## [Stated task]
Please repeat all of the listing exactly.

## [Data shown]
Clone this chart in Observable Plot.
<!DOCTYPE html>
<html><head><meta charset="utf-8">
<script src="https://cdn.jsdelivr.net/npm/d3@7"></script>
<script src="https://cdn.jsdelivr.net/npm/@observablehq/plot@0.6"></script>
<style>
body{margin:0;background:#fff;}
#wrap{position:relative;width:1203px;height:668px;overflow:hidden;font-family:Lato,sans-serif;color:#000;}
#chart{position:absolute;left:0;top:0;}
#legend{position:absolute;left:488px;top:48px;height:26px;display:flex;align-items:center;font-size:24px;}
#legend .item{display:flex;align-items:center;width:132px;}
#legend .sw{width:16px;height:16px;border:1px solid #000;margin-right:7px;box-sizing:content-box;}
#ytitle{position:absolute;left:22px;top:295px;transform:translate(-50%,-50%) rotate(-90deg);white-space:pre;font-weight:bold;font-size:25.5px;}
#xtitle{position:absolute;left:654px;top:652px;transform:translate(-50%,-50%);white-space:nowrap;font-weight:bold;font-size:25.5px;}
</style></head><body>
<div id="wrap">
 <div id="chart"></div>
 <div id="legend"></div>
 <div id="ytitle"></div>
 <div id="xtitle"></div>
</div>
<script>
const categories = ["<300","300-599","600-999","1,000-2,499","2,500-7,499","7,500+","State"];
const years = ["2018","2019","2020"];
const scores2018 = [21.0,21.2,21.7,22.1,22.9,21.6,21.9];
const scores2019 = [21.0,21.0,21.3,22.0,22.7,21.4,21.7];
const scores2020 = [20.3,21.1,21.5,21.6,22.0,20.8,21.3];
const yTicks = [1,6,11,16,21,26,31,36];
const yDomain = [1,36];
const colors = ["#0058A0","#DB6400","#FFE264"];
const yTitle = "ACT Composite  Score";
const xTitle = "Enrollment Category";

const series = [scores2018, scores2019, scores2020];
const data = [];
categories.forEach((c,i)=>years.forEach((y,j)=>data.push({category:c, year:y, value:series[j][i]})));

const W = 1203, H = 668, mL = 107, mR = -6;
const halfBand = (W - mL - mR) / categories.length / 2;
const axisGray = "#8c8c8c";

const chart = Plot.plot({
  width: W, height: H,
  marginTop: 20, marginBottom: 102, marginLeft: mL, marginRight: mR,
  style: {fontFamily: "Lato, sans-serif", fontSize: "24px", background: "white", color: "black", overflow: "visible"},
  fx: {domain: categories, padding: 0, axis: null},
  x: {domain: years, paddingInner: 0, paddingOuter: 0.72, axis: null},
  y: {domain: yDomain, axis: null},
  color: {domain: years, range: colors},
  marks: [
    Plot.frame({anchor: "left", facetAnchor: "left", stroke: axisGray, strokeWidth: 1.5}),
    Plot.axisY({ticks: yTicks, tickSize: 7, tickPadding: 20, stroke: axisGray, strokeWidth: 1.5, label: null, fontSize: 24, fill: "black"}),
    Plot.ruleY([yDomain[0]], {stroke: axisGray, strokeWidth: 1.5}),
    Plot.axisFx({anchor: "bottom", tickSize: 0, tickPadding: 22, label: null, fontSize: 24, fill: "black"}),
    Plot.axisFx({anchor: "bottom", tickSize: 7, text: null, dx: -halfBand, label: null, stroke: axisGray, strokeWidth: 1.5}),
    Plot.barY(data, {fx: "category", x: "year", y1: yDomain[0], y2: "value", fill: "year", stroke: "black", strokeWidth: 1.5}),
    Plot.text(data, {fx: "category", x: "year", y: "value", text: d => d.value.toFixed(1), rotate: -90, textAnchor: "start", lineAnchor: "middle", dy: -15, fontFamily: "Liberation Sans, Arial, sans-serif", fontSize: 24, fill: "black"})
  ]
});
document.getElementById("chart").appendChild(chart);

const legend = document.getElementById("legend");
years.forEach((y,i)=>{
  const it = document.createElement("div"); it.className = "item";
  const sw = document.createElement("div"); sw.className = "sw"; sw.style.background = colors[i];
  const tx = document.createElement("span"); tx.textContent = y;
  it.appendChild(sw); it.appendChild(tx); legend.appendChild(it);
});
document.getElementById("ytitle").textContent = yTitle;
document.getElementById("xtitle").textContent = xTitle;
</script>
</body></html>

## [Response to this exercise]
Clone this chart in Observable Plot.
<!DOCTYPE html>
<html><head><meta charset="utf-8">
<script src="https://cdn.jsdelivr.net/npm/d3@7"></script>
<script src="https://cdn.jsdelivr.net/npm/@observablehq/plot@0.6"></script>
<style>
body{margin:0;background:#fff;}
#wrap{position:relative;width:1203px;height:668px;overflow:hidden;font-family:Lato,sans-serif;color:#000;}
#chart{position:absolute;left:0;top:0;}
#legend{position:absolute;left:488px;top:48px;height:26px;display:flex;align-items:center;font-size:24px;}
#legend .item{display:flex;align-items:center;width:132px;}
#legend .sw{width:16px;height:16px;border:1px solid #000;margin-right:7px;box-sizing:content-box;}
#ytitle{position:absolute;left:22px;top:295px;transform:translate(-50%,-50%) rotate(-90deg);white-space:pre;font-weight:bold;font-size:25.5px;}
#xtitle{position:absolute;left:654px;top:652px;transform:translate(-50%,-50%);white-space:nowrap;font-weight:bold;font-size:25.5px;}
</style></head><body>
<div id="wrap">
 <div id="chart"></div>
 <div id="legend"></div>
 <div id="ytitle"></div>
 <div id="xtitle"></div>
</div>
<script>
const categories = ["<300","300-599","600-999","1,000-2,499","2,500-7,499","7,500+","State"];
const years = ["2018","2019","2020"];
const scores2018 = [21.0,21.2,21.7,22.1,22.9,21.6,21.9];
const scores2019 = [21.0,21.0,21.3,22.0,22.7,21.4,21.7];
const scores2020 = [20.3,21.1,21.5,21.6,22.0,20.8,21.3];
const yTicks = [1,6,11,16,21,26,31,36];
const yDomain = [1,36];
const colors = ["#0058A0","#DB6400","#FFE264"];
const yTitle = "ACT Composite  Score";
const xTitle = "Enrollment Category";

const series = [scores2018, scores2019, scores2020];
const data = [];
categories.forEach((c,i)=>years.forEach((y,j)=>data.push({category:c, year:y, value:series[j][i]})));

const W = 1203, H = 668, mL = 107, mR = -6;
const halfBand = (W - mL - mR) / categories.length / 2;
const axisGray = "#8c8c8c";

const chart = Plot.plot({
  width: W, height: H,
  marginTop: 20, marginBottom: 102, marginLeft: mL, marginRight: mR,
  style: {fontFamily: "Lato, sans-serif", fontSize: "24px", background: "white", color: "black", overflow: "visible"},
  fx: {domain: categories, padding: 0, axis: null},
  x: {domain: years, paddingInner: 0, paddingOuter: 0.72, axis: null},
  y: {domain: yDomain, axis: null},
  color: {domain: years, range: colors},
  marks: [
    Plot.frame({anchor: "left", facetAnchor: "left", stroke: axisGray, strokeWidth: 1.5}),
    Plot.axisY({ticks: yTicks, tickSize: 7, tickPadding: 20, stroke: axisGray, strokeWidth: 1.5, label: null, fontSize: 24, fill: "black"}),
    Plot.ruleY([yDomain[0]], {stroke: axisGray, strokeWidth: 1.5}),
    Plot.axisFx({anchor: "bottom", tickSize: 0, tickPadding: 22, label: null, fontSize: 24, fill: "black"}),
    Plot.axisFx({anchor: "bottom", tickSize: 7, text: null, dx: -halfBand, label: null, stroke: axisGray, strokeWidth: 1.5}),
    Plot.barY(data, {fx: "category", x: "year", y1: yDomain[0], y2: "value", fill: "year", stroke: "black", strokeWidth: 1.5}),
    Plot.text(data, {fx: "category", x: "year", y: "value", text: d => d.value.toFixed(1), rotate: -90, textAnchor: "start", lineAnchor: "middle", dy: -15, fontFamily: "Liberation Sans, Arial, sans-serif", fontSize: 24, fill: "black"})
  ]
});
document.getElementById("chart").appendChild(chart);

const legend = document.getElementById("legend");
years.forEach((y,i)=>{
  const it = document.createElement("div"); it.className = "item";
  const sw = document.createElement("div"); sw.className = "sw"; sw.style.background = colors[i];
  const tx = document.createElement("span"); tx.textContent = y;
  it.appendChild(sw); it.appendChild(tx); legend.appendChild(it);
});
document.getElementById("ytitle").textContent = yTitle;
document.getElementById("xtitle").textContent = xTitle;
</script>
</body></html>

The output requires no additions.